As viagens nos transportes públicos são sempre uma excelente maneira de conhecer a sociedade.

No outro dia, no comboio, estava ao lado de duas senhoras que falavam da sua vida. Uma delas, começou, de forma muito decisiva e orgulhosa, a relatar à outra o castigo exemplar que estava a aplicar ao seu filho de 9 anos que não se estava a safar muito bem na escola. No seu jeito determinado, dizia que tinha tido uma conversa com ele onde definiu regras “até as coisas mudarem”. Quando ele chegasse da escola teria que estudar no seu quarto durante uma hora, não teria acesso a qualquer tipo de tecnologia para recreação, não abriria os seus presentes de natal, não teria programas com amigos ao fim-de-semana e arrumaria a cozinha depois do jantar (“enquanto eu e o pai ficamos no sofá”). No meio de todas estas regras lá referiu que o jovem pré-adolescente teve o desplante de pedir ajuda dos pais para estudar, “mas eu já fiz a quarta classe há 40 anos, as coisas mudaram, tu tens é que estar atento na aula em vez de estares a brincar, não é o nosso papel”.

Aqui foi a gota de água. Tive mesmo que me controlar para fingir que não a estava a ouvir. Só me apetecia dizer-lhe bem alto: “Minha senhora, o seu filho precisa de si!!”.

Como é que é se pode conceber qualquer tipo de modelo educativo sem relação?
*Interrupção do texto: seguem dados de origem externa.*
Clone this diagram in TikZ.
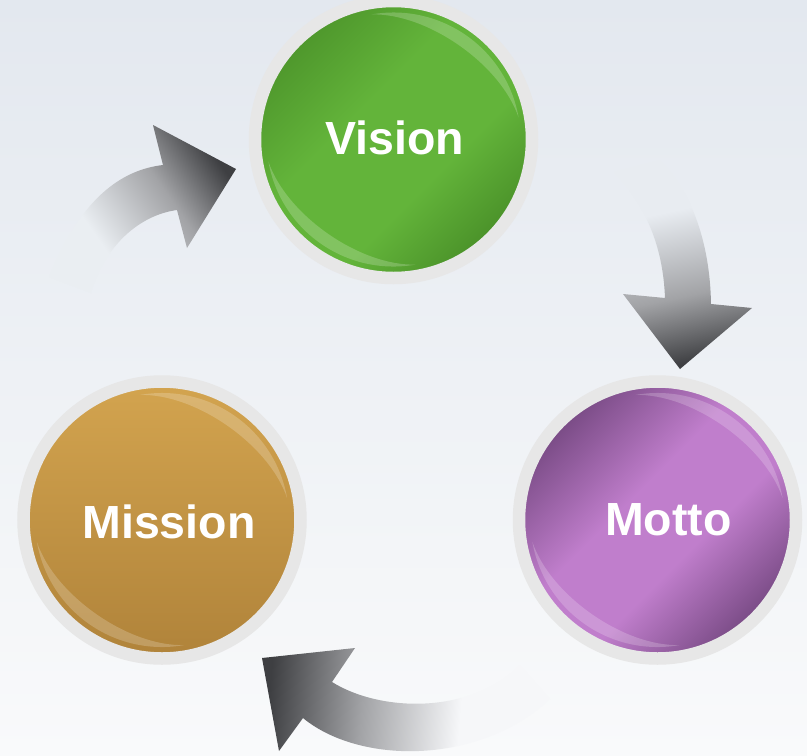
\documentclass[tikz,border=0pt]{standalone}
\usepackage{fontspec}
\setmainfont{Liberation Sans}
\usepackage{tikz}
\usetikzlibrary{calc}

\definecolor{fondhaut}{HTML}{E3E8EF}
\definecolor{fondbas}{HTML}{F9FAFB}
\definecolor{anneau}{HTML}{E7E7E7}
\definecolor{vertfonce}{HTML}{4A9129}
\definecolor{vertclair}{HTML}{63B43A}
\definecolor{violetfonce}{HTML}{784A84}
\definecolor{violetclair}{HTML}{C07ECC}
\definecolor{orclair}{HTML}{D3A44F}
\definecolor{orfonce}{HTML}{B0833A}
\definecolor{flechemilieu}{HTML}{A2A3A6}
\definecolor{flechefonce}{HTML}{3E3F42}
\definecolor{queue1}{HTML}{EAEEF2}
\definecolor{queue2}{HTML}{E8ECF1}
\definecolor{queue3}{HTML}{F6F7F9}

% Degrades des boules et des fleches
\pgfdeclareverticalshading{bouleverte}{100bp}{color(0bp)=(vertfonce); color(25bp)=(vertfonce); color(40bp)=(vertclair); color(58bp)=(vertclair); color(75bp)=(vertfonce!85!vertclair); color(100bp)=(vertfonce!85!vertclair)}
\pgfdeclareverticalshading{bouleviolette}{100bp}{color(0bp)=(violetfonce); color(25bp)=(violetfonce); color(42bp)=(violetclair); color(56bp)=(violetclair); color(75bp)=(violetfonce); color(100bp)=(violetfonce)}
\pgfdeclareverticalshading{fleche1}{100bp}{color(0bp)=(flechefonce); color(25bp)=(flechefonce); color(42bp)=(flechemilieu); color(65bp)=(queue1); color(100bp)=(queue1)}
\pgfdeclareverticalshading{fleche2}{100bp}{color(0bp)=(flechefonce); color(25bp)=(flechefonce); color(42bp)=(flechemilieu); color(64bp)=(queue2); color(100bp)=(queue2)}
\pgfdeclareverticalshading{fleche3}{100bp}{color(0bp)=(flechefonce); color(25bp)=(flechefonce); color(42bp)=(flechemilieu); color(60bp)=(queue3); color(100bp)=(queue3)}

\tikzset{
  boule/.style={circle, minimum size=277pt, inner sep=0pt, draw=anneau, line width=12.5pt},
  mot/.style={text=white, inner sep=0pt, font=\fontsize{46.5}{50}\selectfont\bfseries},
  fleche/.style 2 args={shading=#2, shading angle=#1},
  reflet/.style={fill=white, fill opacity=0.2}
}

\begin{document}
\begin{tikzpicture}[x=1pt, y=-1pt]
  % Fond
  \shade[top color=fondhaut, bottom color=fondbas] (0,0) rectangle (807,756);
  \useasboundingbox (0,0) rectangle (807,756);

  % Cercles
  \node[boule, shading=bouleverte, shading angle=45] (vision) at (393.5,139.5) {};
  \node[boule, shading=bouleviolette, shading angle=45] (motto) at (657.5,520) {};
  \node[boule, top color=orclair, bottom color=orfonce] (mission) at (162,520) {};

  % Reflets
  \foreach \c in {vision, motto, mission} {
    \foreach \a in {55, 235} {
      \fill[reflet] ($(\c)+(\a-45:127pt)$) arc (\a-45:\a+45:127pt)
        .. controls ($(\c)+(\a+20:131pt)$) and ($(\c)+(\a-20:131pt)$) .. cycle;
    }
  }

  % Textes
  \node[mot] (visionmot) at ([shift={(1,-2)}]vision) {Vision};
  \node[mot] (mottomot) at ([shift={(11,0)}]motto) {Motto};
  \node[mot] (missionmot) at ([shift={(7,2)}]mission) {Mission};

  % Fleches
  \shade[fleche={125}{fleche1}] (49,277) .. controls (80,200) and (120,170) .. (163,165)
    -- (153,125) -- (236,169) -- (187,248) -- (177,210)
    .. controls (140,215) and (105,245) .. (91,293) -- cycle;
  \shade[fleche={12}{fleche2}] (614,172) .. controls (645,205) and (663,245) .. (665,298)
    -- (623,294) -- (680,369) -- (752,308) -- (711,304)
    .. controls (710,240) and (690,190) .. (660,160) -- cycle;
  \shade[fleche={265}{fleche3}] (520,665) .. controls (470,715) and (380,712) .. (332,682)
    -- (355,648) -- (262,658) -- (279,751) -- (303,718)
    .. controls (360,765) and (480,765) .. (550,699) -- cycle;
\end{tikzpicture}
\end{document}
Sem olhar para a criança e perceber o que se passa com ela, perceber a sua realidade.

Como pais, não podemos ter a presunção de que se eliminarmos todas as coisas da sua vida que consideramos nocivas, a criança vai magicamente, na sua solidão, discernir o que está de errado na sua vida e definir um caminho de mudança dentro das quatro paredes do seu quarto.

Quando eu era animadora nos escuteiros, quantas e quantas vezes tentei que um grupo de crianças dos 6 aos 9 anos descobrisse sozinho como é que se monta uma tenda convenientemente. Foi só depois de tirar o tempo para as ouvir que percebi que muitas delas nem nunca tinham visto uma tenda montada quanto mais saber por onde começar a montagem. A tenda até pode ter caído a meio da noite nas primeiras vezes, mas pelo menos rimo-nos em conjunto, porque também eu fiz parte da sua descoberta.